Duhok records first Hemorrhagic Fever death of 2024 in Iraq

Duhok records first Hemorrhagic Fever death of 2024 in Iraq

Shafaq News/ Duhok Governorate has reported its first death from Hemorrhagic Fever in 2024, a source from the Governorate Health Department confirmed on Wednesday.

The victim, a 48-year-old man, had initially visited Duhok Hospital over two weeks ago. 

"Medical tests confirmed his hemorrhagic fever diagnosis, and he subsequently passed away in a hospital in Erbil." The source said.

Additionally, a 65-year-old woman has been diagnosed with hemorrhagic fever, though her condition is currently stable.

Earlier on Wednesday, Kurdistan Regional Health Minister Saman Barzanji announced the first cases of cholera and hemorrhagic fever in 2024 during a joint press conference with Begard Shukrallah, the Minister of Agriculture and Water Resources. 

Minister Barzanji reported that approximately 50 cases of Hemorrhagic Fever have been recorded across Iraq, with eight fatalities. 

In the Kurdistan Region, two cases have been confirmed, including the recent death in Duhok.

Viral hemorrhagic fevers (VHFs) are a group of diseases caused by several distinct families of viruses. The term refers to conditions where many of the body's organ systems are affected, the cardiovascular system is damaged, and the body's ability to function independently is reduced.

These viral infections are not limited to a single mode of transmission. They can spread in numerous ways, including through insect bites and contact with the body fluids of infected people or animals. 
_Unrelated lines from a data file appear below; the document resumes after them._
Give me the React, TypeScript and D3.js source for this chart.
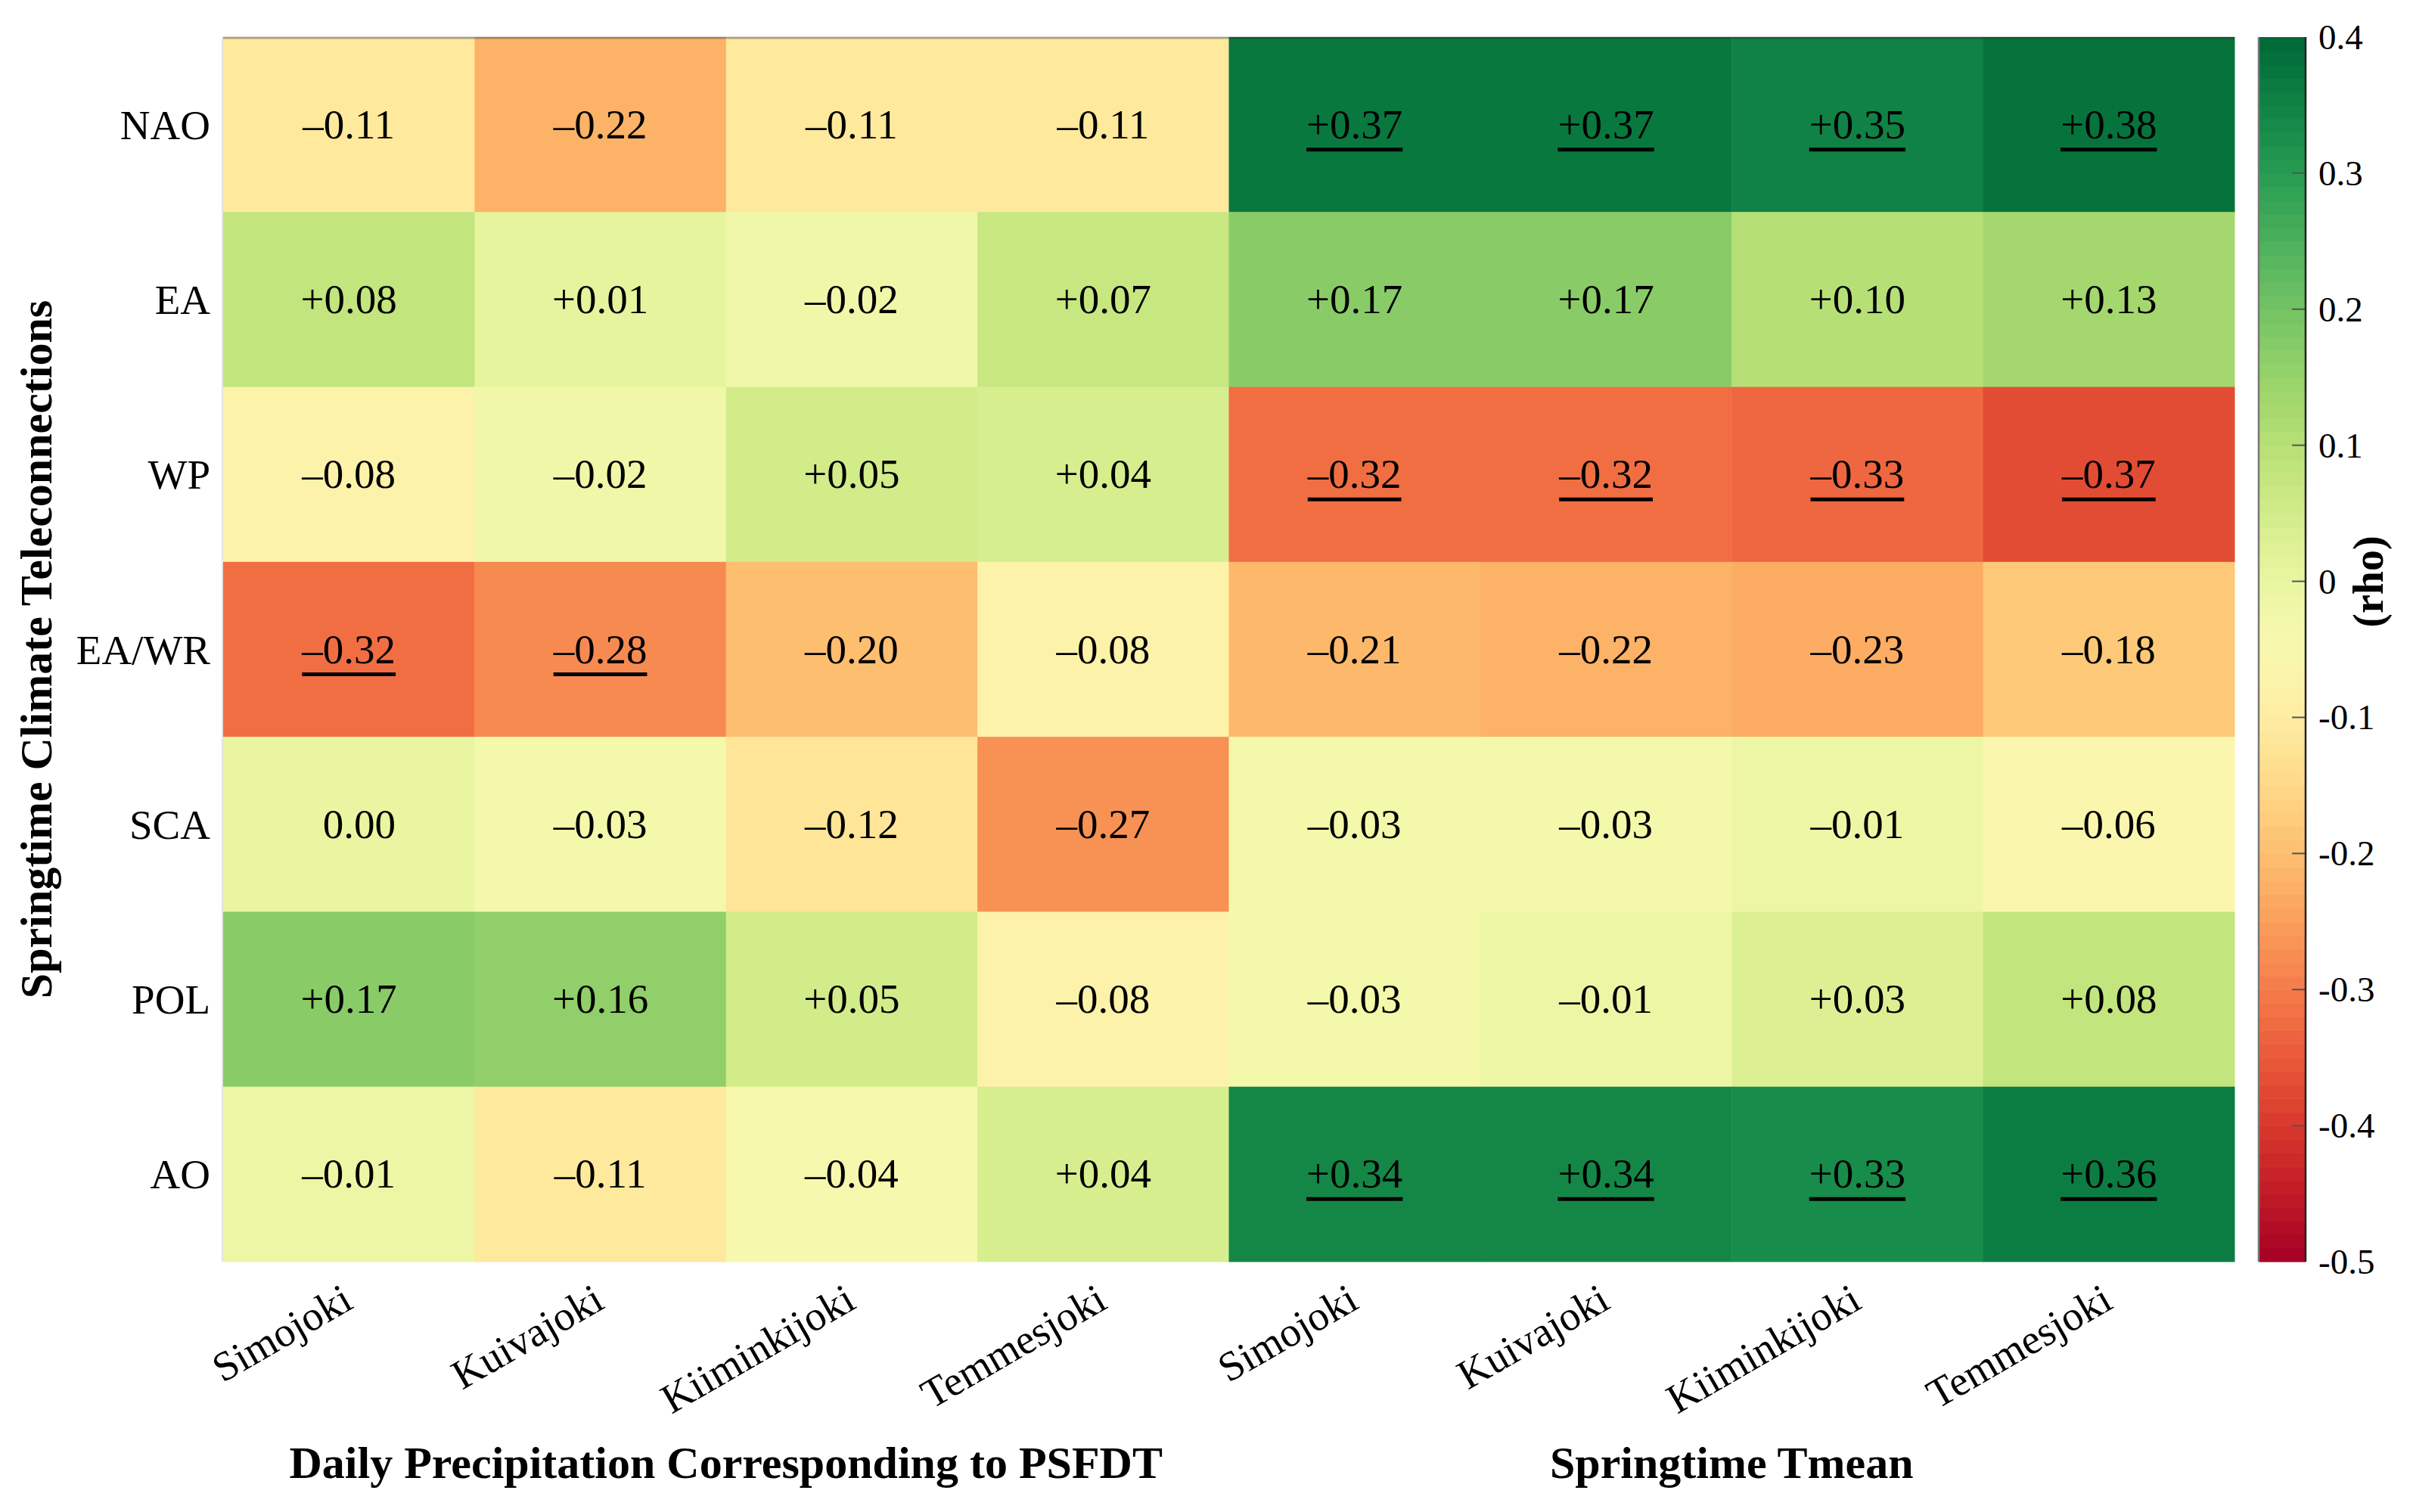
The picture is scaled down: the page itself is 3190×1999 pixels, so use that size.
import React, { useEffect, useRef } from "react";
import * as d3 from "d3";

const indices = ["NAO", "EA", "WP", "EA/WR", "SCA", "POL", "AO"];
const rivers = ["Simojoki", "Kuivajoki", "Kiiminkijoki", "Temmesjoki"];
const groupTitles = ["Daily Precipitation Corresponding to PSFDT", "Springtime Tmean"];

// Spearman rho, rows = teleconnection index, cols = river
const precipRho = [
  [-0.11, -0.22, -0.11, -0.11],
  [0.08, 0.01, -0.02, 0.07],
  [-0.08, -0.02, 0.05, 0.04],
  [-0.32, -0.28, -0.2, -0.08],
  [0.0, -0.03, -0.12, -0.27],
  [0.17, 0.16, 0.05, -0.08],
  [-0.01, -0.11, -0.04, 0.04],
];
const tmeanRho = [
  [0.37, 0.37, 0.35, 0.38],
  [0.17, 0.17, 0.1, 0.13],
  [-0.32, -0.32, -0.33, -0.37],
  [-0.21, -0.22, -0.23, -0.18],
  [-0.03, -0.03, -0.01, -0.06],
  [-0.03, -0.01, 0.03, 0.08],
  [0.34, 0.34, 0.33, 0.36],
];
// underlined = significant
const precipSig = [
  [0, 0, 0, 0],
  [0, 0, 0, 0],
  [0, 0, 0, 0],
  [1, 1, 0, 0],
  [0, 0, 0, 0],
  [0, 0, 0, 0],
  [0, 0, 0, 0],
];
const tmeanSig = [
  [1, 1, 1, 1],
  [0, 0, 0, 0],
  [1, 1, 1, 1],
  [0, 0, 0, 0],
  [0, 0, 0, 0],
  [0, 0, 0, 0],
  [1, 1, 1, 1],
];
const colorbarTicks = [0.4, 0.3, 0.2, 0.1, 0, -0.1, -0.2, -0.3, -0.4, -0.5];

const W = 3190;
const H = 1999;
const serif = "'Liberation Serif', 'Times New Roman', serif";

const fmt = (v: number) =>
  v === 0 ? "\u20020.00" : (v > 0 ? "+" : "\u2013") + Math.abs(v).toFixed(2);

export default function App() {
  const ref = useRef<SVGSVGElement>(null);

  useEffect(() => {
    const svg = d3.select(ref.current);
    svg.selectAll("*").remove();

    const left = 295, right = 2954, top = 49, bottom = 1668;
    const cols = d3.range(rivers.length * 2);
    const x = d3.scaleBand<number>().domain(cols).range([left, right]);
    const y = d3.scaleBand<string>().domain(indices).range([top, bottom]);
    const color = d3.scaleSequential(d3.interpolateRdYlGn).domain([-0.5, 0.4]);

    const cells = indices.flatMap((idx, i) =>
      cols.map((c) => {
        const isT = c >= rivers.length;
        const j = c % rivers.length;
        return {
          idx,
          c,
          v: isT ? tmeanRho[i][j] : precipRho[i][j],
          sig: isT ? tmeanSig[i][j] : precipSig[i][j],
        };
      })
    );

    svg
      .append("g")
      .selectAll("rect")
      .data(cells)
      .join("rect")
      .attr("x", (d) => x(d.c)!)
      .attr("y", (d) => y(d.idx)!)
      .attr("width", x.bandwidth() + 0.5)
      .attr("height", y.bandwidth() + 0.5)
      .attr("fill", (d) => color(d.v));

    // faint edges of the axes box
    svg
      .append("line")
      .attr("x1", left)
      .attr("x2", right)
      .attr("y1", top + 1)
      .attr("y2", top + 1)
      .attr("stroke", "#222")
      .attr("stroke-opacity", 0.35)
      .attr("stroke-width", 3);
    svg
      .append("line")
      .attr("x1", left - 1)
      .attr("x2", left - 1)
      .attr("y1", top)
      .attr("y2", bottom)
      .attr("stroke", "#e4e4e4")
      .attr("stroke-width", 2);

    const fs = 55;
    const labels = svg
      .append("g")
      .attr("font-family", serif)
      .attr("font-size", fs)
      .attr("text-anchor", "middle")
      .selectAll("g")
      .data(cells)
      .join("g")
      .attr(
        "transform",
        (d) => `translate(${x(d.c)! + x.bandwidth() / 2},${y(d.idx)! + y.bandwidth() / 2})`
      );
    labels
      .append("text")
      .attr("y", 18)
      .text((d) => fmt(d.v));
    labels
      .filter((d) => d.sig === 1)
      .each(function () {
        const g = d3.select(this);
        const w = (g.select("text").node() as SVGTextElement).getComputedTextLength();
        g.append("line")
          .attr("x1", -w / 2)
          .attr("x2", w / 2)
          .attr("y1", 33)
          .attr("y2", 33)
          .attr("stroke", "#000")
          .attr("stroke-width", 5);
      });

    // row labels
    svg
      .append("g")
      .attr("font-family", serif)
      .attr("font-size", fs)
      .attr("text-anchor", "end")
      .selectAll("text")
      .data(indices)
      .join("text")
      .attr("x", left - 17)
      .attr("y", (d) => y(d)! + y.bandwidth() / 2 + 19)
      .text((d) => d);

    // column labels
    svg
      .append("g")
      .attr("font-family", serif)
      .attr("font-size", 55)
      .attr("text-anchor", "end")
      .selectAll("text")
      .data(cols)
      .join("text")
      .attr(
        "transform",
        (c) => `translate(${x(c)! + x.bandwidth() / 2 + 8},${bottom + 60}) rotate(-30)`
      )
      .text((c) => rivers[c % rivers.length]);

    // group titles
    svg
      .append("g")
      .attr("font-family", serif)
      .attr("font-size", 60)
      .attr("font-weight", "bold")
      .attr("text-anchor", "middle")
      .selectAll("text")
      .data(groupTitles)
      .join("text")
      .attr("x", (_, g) => {
        const a = x(g * rivers.length)!;
        const b = x(g * rivers.length + rivers.length - 1)! + x.bandwidth();
        return (a + b) / 2;
      })
      .attr("y", 1954)
      .text((d) => d);

    svg
      .append("text")
      .attr("transform", `translate(68,${(top + bottom) / 2}) rotate(-90)`)
      .attr("font-family", serif)
      .attr("font-size", 60)
      .attr("font-weight", "bold")
      .attr("text-anchor", "middle")
      .text("Springtime Climate Teleconnections");

    // colorbar
    const cbX = 2986, cbW = 62;
    const cb = d3.scaleLinear().domain([-0.5, 0.4]).range([bottom, top]);
    const nBands = 90;
    const bands = d3.range(nBands).map((k) => -0.5 + (k * 0.9) / nBands);
    svg
      .append("g")
      .selectAll("rect")
      .data(bands)
      .join("rect")
      .attr("x", cbX)
      .attr("width", cbW)
      .attr("y", (b) => cb(b + 0.9 / nBands))
      .attr("height", (b) => cb(b) - cb(b + 0.9 / nBands) + 0.6)
      .attr("fill", (b) => color(b + 0.45 / nBands));
    svg
      .append("g")
      .selectAll("line")
      .data(colorbarTicks.filter((t) => t < 0.4 && t > -0.5))
      .join("line")
      .attr("x1", cbX + cbW - 18)
      .attr("x2", cbX + cbW)
      .attr("y1", (t) => cb(t))
      .attr("y2", (t) => cb(t))
      .attr("stroke", "#555")
      .attr("stroke-width", 2);
    svg
      .append("line")
      .attr("x1", cbX)
      .attr("x2", cbX)
      .attr("y1", top)
      .attr("y2", bottom)
      .attr("stroke", "#777")
      .attr("stroke-width", 2.5);
    svg
      .append("line")
      .attr("x1", cbX + cbW)
      .attr("x2", cbX + cbW)
      .attr("y1", top)
      .attr("y2", bottom)
      .attr("stroke", "#222")
      .attr("stroke-width", 2.5);
    svg
      .append("g")
      .attr("font-family", serif)
      .attr("font-size", 47)
      .selectAll("text")
      .data(colorbarTicks)
      .join("text")
      .attr("x", 3065)
      .attr("y", (t) => cb(t) + 16)
      .text((t) => (t === 0 ? "0" : String(t)));
    svg
      .append("text")
      .attr("transform", "translate(3150,769) rotate(-90)")
      .attr("font-family", serif)
      .attr("font-size", 56)
      .attr("font-weight", "bold")
      .attr("text-anchor", "middle")
      .text("(rho)");
  }, []);

  return (
    <svg
      ref={ref}
      width={W}
      height={H}
      style={{ position: "absolute", left: 0, top: 0, background: "#fff" }}
    />
  );
}
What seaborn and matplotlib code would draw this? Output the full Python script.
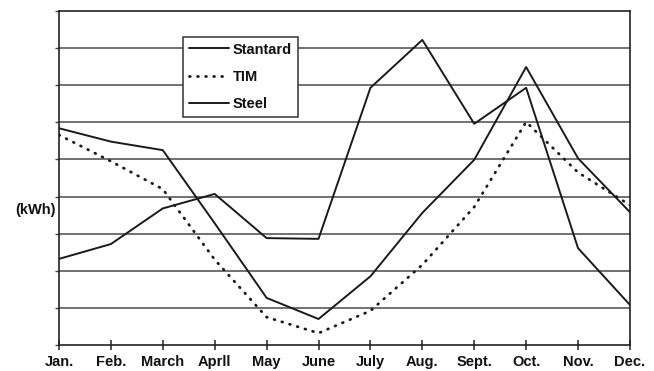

Viral hemorrhagic fever (VHF) symptoms vary depending on the specific disease. Early in the illness, they often include fever, body aches, dizziness, extreme tiredness (fatigue), headache, and rash. 

In severe cases, VHFs can also cause bleeding from the nose, eyes, gums, or vagina, severe vomiting or diarrhea, vomiting blood, bloody diarrhea, chest, neck, or stomach pain, difficulty breathing, extremely low blood pressure, seizures, and coma.

In Iraq, Crimean-Congo hemorrhagic fever (CCHF) is the most common type.

According to the WHO, Iraq is among the eastern Mediterranean countries where Crimean-Congo Hemorrhagic Fever (CCHF) is endemic.

WHO pointed out that sheep and cattle husbandry are prevalent in Iraq, and studies indicate that these animals are frequently infested with ticks, primarily Hylomma species, which serve as the primary vectors for CCHF transmission.

On the other hand, Basim Al-Gharabi, a member of the Parliamentary Health Committee, explained to Shafaq News Agency that the rise in human cases of hemorrhagic fever is linked to temperature fluctuations. 

Al-Gharabi explained that "the tick, which carries hemorrhagic fever, goes dormant in winter and becomes active in summer. This leads to cases being reported during this time each season, with an increase higher than usual for the past two years," attributing the disease's activity to "grazing and random animal keeping in the streets, necessitating an awareness campaign and therapeutic measures by the Iraqi Ministry of Health, which has comprehensive information about hemorrhagic fever. The treatment protocol is available, and ticks are eradicated through pesticides, as well as washing and dipping of sheep and other preventive measures."